# January Photo Contest - Voting Poll



## ArcticCat (Dec 1, 2012)

Mine was left out.

http://www.goldenretrieverforum.com...o-contest/124652-january-photo-contest-8.html


----------



## tobysmommy (Jan 9, 2011)

That's because it didn't fit with this month's theme.


----------



## Joanne & Asia (Jul 23, 2007)

How in the heck to choose just one!


----------



## ArcticCat (Dec 1, 2012)

tobysmommy said:


> That's because it didn't fit with this month's theme.


Came back from long walk, thought theme was Paws, my fault.


----------



## Bob Dylan (Mar 31, 2009)

This month is going to be hard.........they are all so good!


----------



## mudEpawz (Jan 20, 2011)

it was so hard to choose just one!


----------



## Rob's GRs (Feb 25, 2007)

I finally voted and will now bump this up to see if we can get more votes in.....


----------



## Megora (Jun 7, 2010)

I voted the very first day and egad it was one of those types of contests where I could have honestly picked a handful if I could have. Loved all the pics.


----------



## rik6230 (Jan 8, 2008)

Great pictures. It's hard to choose, I have to look again and again.


----------



## Rob's GRs (Feb 25, 2007)

I see we have 69 votes so far.......


----------



## tobysmommy (Jan 9, 2011)

Yes, and we sure could use some more - there are only 2 days left to vote!

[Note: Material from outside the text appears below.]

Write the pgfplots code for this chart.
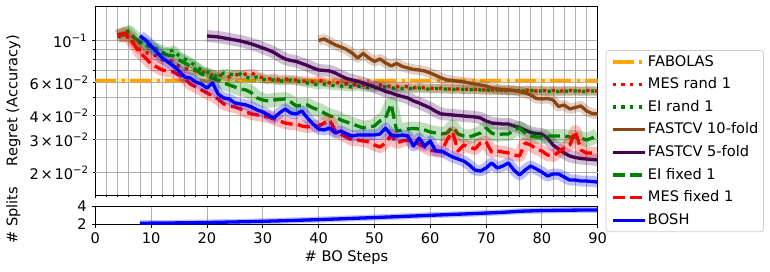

I know it's really tough this month, but please vote if you haven't done so.


----------



## Golden4Life (May 6, 2009)

Voted! bump it up!


----------



## Bentleysmom (Aug 11, 2012)

Hands down this is the toughest to choose. All of these pics should be made into a calender! Love, love, love them ♥


----------



## tobysmommy (Jan 9, 2011)

Well, it looks like we have a winner. Congratulations, *Bentleysmom*! You get to choose the theme for February. PM coming your way! 

Thank you, everyone, for voting this month. I know it was a tough one.


----------



## Bob Dylan (Mar 31, 2009)

CONGRATULATIONS!!!!! Joyce great picture!


----------



## Bentleysmom (Aug 11, 2012)




----------